(DATA SEGMENT)

-- start --

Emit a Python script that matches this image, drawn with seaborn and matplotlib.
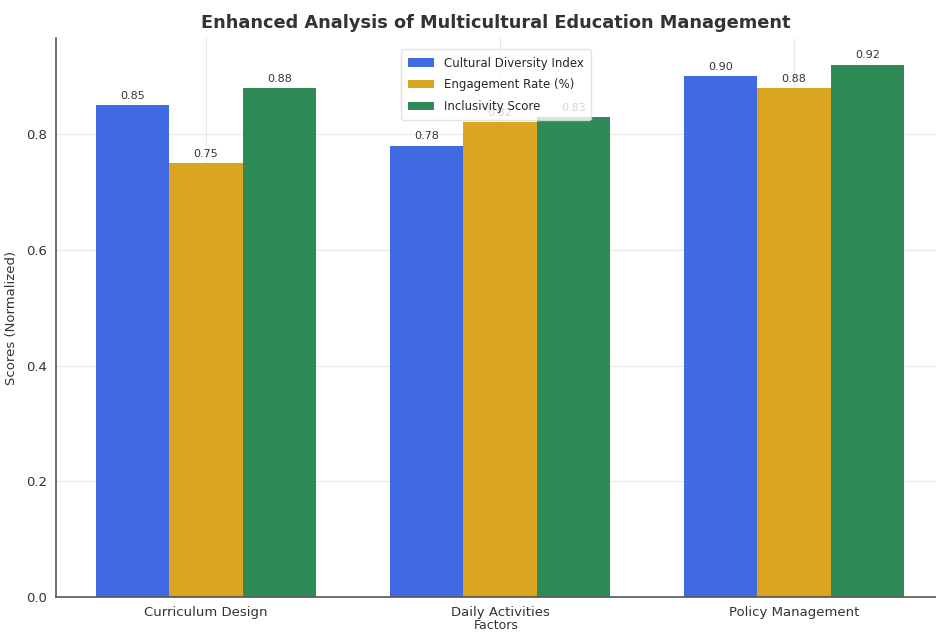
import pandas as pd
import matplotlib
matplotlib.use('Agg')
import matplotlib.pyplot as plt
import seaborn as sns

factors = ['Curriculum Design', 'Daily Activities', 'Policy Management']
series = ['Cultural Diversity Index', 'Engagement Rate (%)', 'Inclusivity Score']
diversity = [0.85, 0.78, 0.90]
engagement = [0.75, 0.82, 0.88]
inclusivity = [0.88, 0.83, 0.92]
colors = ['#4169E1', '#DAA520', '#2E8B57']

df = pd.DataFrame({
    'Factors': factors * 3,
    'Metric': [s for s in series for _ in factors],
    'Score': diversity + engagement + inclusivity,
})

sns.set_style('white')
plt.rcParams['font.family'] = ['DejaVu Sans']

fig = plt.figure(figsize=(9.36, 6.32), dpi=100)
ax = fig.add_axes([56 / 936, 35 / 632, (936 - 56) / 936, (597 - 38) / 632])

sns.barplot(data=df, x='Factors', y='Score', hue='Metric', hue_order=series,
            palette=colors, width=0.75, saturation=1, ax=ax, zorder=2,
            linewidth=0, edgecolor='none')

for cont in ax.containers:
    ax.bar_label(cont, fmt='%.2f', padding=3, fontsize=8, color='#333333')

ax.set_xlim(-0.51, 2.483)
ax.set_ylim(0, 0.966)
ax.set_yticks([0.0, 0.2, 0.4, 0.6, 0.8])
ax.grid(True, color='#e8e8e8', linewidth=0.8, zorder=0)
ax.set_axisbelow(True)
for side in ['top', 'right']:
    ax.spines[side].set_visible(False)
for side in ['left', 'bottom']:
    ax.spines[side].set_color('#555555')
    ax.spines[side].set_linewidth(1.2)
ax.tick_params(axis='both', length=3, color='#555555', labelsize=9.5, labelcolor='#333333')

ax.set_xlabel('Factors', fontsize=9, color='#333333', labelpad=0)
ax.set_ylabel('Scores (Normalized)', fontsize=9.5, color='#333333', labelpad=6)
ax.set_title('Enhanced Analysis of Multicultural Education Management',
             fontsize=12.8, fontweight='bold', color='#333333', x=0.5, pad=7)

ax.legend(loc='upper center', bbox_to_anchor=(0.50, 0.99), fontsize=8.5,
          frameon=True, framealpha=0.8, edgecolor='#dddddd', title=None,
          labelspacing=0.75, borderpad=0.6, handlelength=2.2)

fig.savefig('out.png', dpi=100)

-- end --

(TASK OBJECTIVE)
Up to and including the line with "import seaborn as sns", copy the data above from its first line. Skip pictures.

(ANSWER)
Emit a Python script that matches this image, drawn with seaborn and matplotlib.
import pandas as pd
import matplotlib
matplotlib.use('Agg')
import matplotlib.pyplot as plt
import seaborn as sns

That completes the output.